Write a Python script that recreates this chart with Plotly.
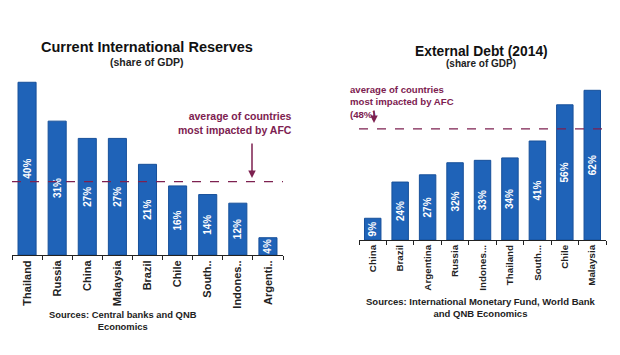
import plotly.graph_objects as go

W, H = 620, 355

res_countries = ["Thailand", "Russia", "China", "Malaysia", "Brazil", "Chile", "South..", "Indones..", "Argenti.."]
res_values = [40, 31, 27, 27, 21, 16, 14, 12, 4]
res_avg = 17

debt_countries = ["China", "Brazil", "Argentina", "Russia", "Indones...", "Thailand", "South...", "Chile", "Malaysia"]
debt_values = [9, 24, 27, 32, 33, 34, 41, 56, 62]
debt_avg = 46

BAR = "#1f63b8"
EDGE = "#17509a"
MAROON = "#7d2150"
FONT = "Liberation Sans"


def px(x):
    return x / W


def py(y):
    return 1 - y / H


fig = go.Figure()

fig.add_trace(go.Bar(
    x=res_countries, y=res_values, xaxis="x", yaxis="y",
    marker=dict(color=BAR, line=dict(color=EDGE, width=1)),
    text=[f"{v}%" for v in res_values], textposition="inside",
    insidetextanchor="middle", textangle=-90,
    textfont=dict(color="white", size=10, family=FONT, weight="bold"),
    constraintext="none", cliponaxis=False, showlegend=False, hoverinfo="skip",
))
fig.add_trace(go.Bar(
    x=debt_countries, y=debt_values, xaxis="x2", yaxis="y2",
    marker=dict(color=BAR, line=dict(color=EDGE, width=1)),
    text=[f"{v}%" for v in debt_values], textposition="inside",
    insidetextanchor="middle", textangle=-90,
    textfont=dict(color="white", size=10, family=FONT, weight="bold"),
    constraintext="none", cliponaxis=False, showlegend=False, hoverinfo="skip",
))

xcommon = dict(type="category", showline=True, linecolor="#222", linewidth=1,
               ticks="outside", ticklen=4, tickcolor="#222", tickson="boundaries",
               tickangle=-90, showgrid=False, zeroline=False, automargin=False)

fig.update_layout(
    width=W, height=H, margin=dict(l=0, r=0, t=0, b=0),
    paper_bgcolor="white", plot_bgcolor="white",
    bargap=0.4,
    font=dict(family=FONT),
    xaxis=dict(domain=[px(12), px(283)], anchor="y",
               tickfont=dict(size=11, color="#222", family=FONT, weight="bold"), **xcommon),
    yaxis=dict(domain=[py(255), py(65)], range=[0, 44], visible=False, anchor="x", automargin=False),
    xaxis2=dict(domain=[px(359), px(606)], anchor="y2",
                tickfont=dict(size=9.8, color="#222", family=FONT, weight="bold"), **xcommon),
    yaxis2=dict(domain=[py(240), py(71)], range=[0, 70], visible=False, anchor="x2", automargin=False),
)

fig.add_shape(type="line", xref="x domain", yref="y", x0=0, x1=1, y0=res_avg, y1=res_avg,
              line=dict(color=MAROON, width=1.3, dash="dash"))
fig.add_shape(type="line", xref="x2 domain", yref="y2", x0=0, x1=1, y0=debt_avg, y1=debt_avg,
              line=dict(color=MAROON, width=1.3, dash="dash"))

anns = [
    dict(text="<b>Current International Reserves</b>", x=px(147), y=py(47), size=14.5, color="#111"),
    dict(text="<b>(share of GDP)</b>", x=px(147), y=py(62), size=10.5, color="#222"),
    dict(text="<b>External Debt (2014)</b>", x=px(481), y=py(51), size=13.8, color="#111"),
    dict(text="<b>(share of GDP)</b>", x=px(481), y=py(64), size=10, color="#222"),
    dict(text="<b>Sources: Central banks and QNB<br>Economics</b>", x=px(123), y=py(320), size=9.4, color="#222"),
    dict(text="<b>Sources: International Monetary Fund, World Bank<br>and QNB Economics</b>", x=px(481), y=py(307), size=9.5, color="#222"),
]
for a in anns:
    fig.add_annotation(xref="paper", yref="paper", x=a["x"], y=a["y"], text=a["text"],
                       showarrow=False, xanchor="center", yanchor="middle",
                       font=dict(size=a["size"], color=a["color"], family=FONT))

fig.add_annotation(xref="paper", yref="paper", x=px(294), y=py(123), xanchor="right", yanchor="middle",
                   align="right", showarrow=False,
                   text="<b>average of countries<br>most impacted by AFC</b>",
                   font=dict(size=10.5, color=MAROON, family=FONT))
fig.add_annotation(xref="paper", yref="paper", x=px(348), y=py(102), xanchor="left", yanchor="middle",
                   align="left", showarrow=False,
                   text="<b>average of countries<br>most impacted by AFC<br>(48%)</b>",
                   font=dict(size=9.6, color=MAROON, family=FONT))

# arrows
fig.add_annotation(xref="paper", yref="paper", x=px(252), y=py(178), ax=0, ay=-36,
                   text="", showarrow=True,
                   arrowhead=2, arrowsize=1, arrowwidth=1.5, arrowcolor=MAROON)
fig.add_annotation(xref="paper", yref="paper", x=px(374), y=py(123), ax=0, ay=-14,
                   text="", showarrow=True,
                   arrowhead=2, arrowsize=1, arrowwidth=1.5, arrowcolor=MAROON)

fig.write_html("out.html", config={"displayModeBar": False},
               post_script="document.body.style.margin='0';document.body.style.overflow='hidden';")
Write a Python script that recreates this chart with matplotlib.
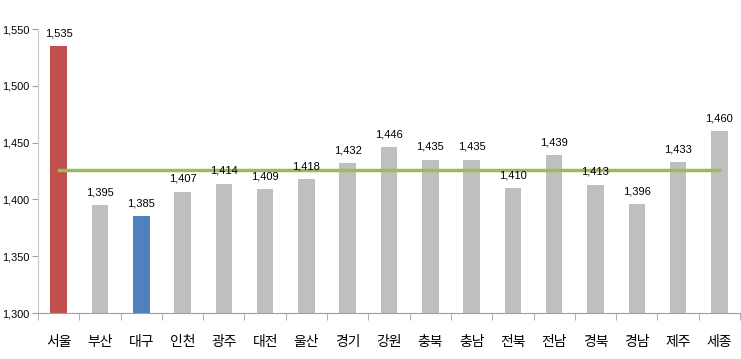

□ □ □ □ □

Task to carry out: Pictures are not part of the copy; output everything else in the records exactly.

Output of the exercise:
Write a Python script that recreates this chart with Plotly.
import plotly.graph_objects as go

W, H = 620, 355

res_countries = ["Thailand", "Russia", "China", "Malaysia", "Brazil", "Chile", "South..", "Indones..", "Argenti.."]
res_values = [40, 31, 27, 27, 21, 16, 14, 12, 4]
res_avg = 17

debt_countries = ["China", "Brazil", "Argentina", "Russia", "Indones...", "Thailand", "South...", "Chile", "Malaysia"]
debt_values = [9, 24, 27, 32, 33, 34, 41, 56, 62]
debt_avg = 46

BAR = "#1f63b8"
EDGE = "#17509a"
MAROON = "#7d2150"
FONT = "Liberation Sans"


def px(x):
    return x / W


def py(y):
    return 1 - y / H


fig = go.Figure()

fig.add_trace(go.Bar(
    x=res_countries, y=res_values, xaxis="x", yaxis="y",
    marker=dict(color=BAR, line=dict(color=EDGE, width=1)),
    text=[f"{v}%" for v in res_values], textposition="inside",
    insidetextanchor="middle", textangle=-90,
    textfont=dict(color="white", size=10, family=FONT, weight="bold"),
    constraintext="none", cliponaxis=False, showlegend=False, hoverinfo="skip",
))
fig.add_trace(go.Bar(
    x=debt_countries, y=debt_values, xaxis="x2", yaxis="y2",
    marker=dict(color=BAR, line=dict(color=EDGE, width=1)),
    text=[f"{v}%" for v in debt_values], textposition="inside",
    insidetextanchor="middle", textangle=-90,
    textfont=dict(color="white", size=10, family=FONT, weight="bold"),
    constraintext="none", cliponaxis=False, showlegend=False, hoverinfo="skip",
))

xcommon = dict(type="category", showline=True, linecolor="#222", linewidth=1,
               ticks="outside", ticklen=4, tickcolor="#222", tickson="boundaries",
               tickangle=-90, showgrid=False, zeroline=False, automargin=False)

fig.update_layout(
    width=W, height=H, margin=dict(l=0, r=0, t=0, b=0),
    paper_bgcolor="white", plot_bgcolor="white",
    bargap=0.4,
    font=dict(family=FONT),
    xaxis=dict(domain=[px(12), px(283)], anchor="y",
               tickfont=dict(size=11, color="#222", family=FONT, weight="bold"), **xcommon),
    yaxis=dict(domain=[py(255), py(65)], range=[0, 44], visible=False, anchor="x", automargin=False),
    xaxis2=dict(domain=[px(359), px(606)], anchor="y2",
                tickfont=dict(size=9.8, color="#222", family=FONT, weight="bold"), **xcommon),
    yaxis2=dict(domain=[py(240), py(71)], range=[0, 70], visible=False, anchor="x2", automargin=False),
)

fig.add_shape(type="line", xref="x domain", yref="y", x0=0, x1=1, y0=res_avg, y1=res_avg,
              line=dict(color=MAROON, width=1.3, dash="dash"))
fig.add_shape(type="line", xref="x2 domain", yref="y2", x0=0, x1=1, y0=debt_avg, y1=debt_avg,
              line=dict(color=MAROON, width=1.3, dash="dash"))

anns = [
    dict(text="<b>Current International Reserves</b>", x=px(147), y=py(47), size=14.5, color="#111"),
    dict(text="<b>(share of GDP)</b>", x=px(147), y=py(62), size=10.5, color="#222"),
    dict(text="<b>External Debt (2014)</b>", x=px(481), y=py(51), size=13.8, color="#111"),
    dict(text="<b>(share of GDP)</b>", x=px(481), y=py(64), size=10, color="#222"),
    dict(text="<b>Sources: Central banks and QNB<br>Economics</b>", x=px(123), y=py(320), size=9.4, color="#222"),
    dict(text="<b>Sources: International Monetary Fund, World Bank<br>and QNB Economics</b>", x=px(481), y=py(307), size=9.5, color="#222"),
]
for a in anns:
    fig.add_annotation(xref="paper", yref="paper", x=a["x"], y=a["y"], text=a["text"],
                       showarrow=False, xanchor="center", yanchor="middle",
                       font=dict(size=a["size"], color=a["color"], family=FONT))

fig.add_annotation(xref="paper", yref="paper", x=px(294), y=py(123), xanchor="right", yanchor="middle",
                   align="right", showarrow=False,
                   text="<b>average of countries<br>most impacted by AFC</b>",
                   font=dict(size=10.5, color=MAROON, family=FONT))
fig.add_annotation(xref="paper", yref="paper", x=px(348), y=py(102), xanchor="left", yanchor="middle",
                   align="left", showarrow=False,
                   text="<b>average of countries<br>most impacted by AFC<br>(48%)</b>",
                   font=dict(size=9.6, color=MAROON, family=FONT))

# arrows
fig.add_annotation(xref="paper", yref="paper", x=px(252), y=py(178), ax=0, ay=-36,
                   text="", showarrow=True,
                   arrowhead=2, arrowsize=1, arrowwidth=1.5, arrowcolor=MAROON)
fig.add_annotation(xref="paper", yref="paper", x=px(374), y=py(123), ax=0, ay=-14,
                   text="", showarrow=True,
                   arrowhead=2, arrowsize=1, arrowwidth=1.5, arrowcolor=MAROON)

fig.write_html("out.html", config={"displayModeBar": False},
               post_script="document.body.style.margin='0';document.body.style.overflow='hidden';")
Write a Python script that recreates this chart with matplotlib.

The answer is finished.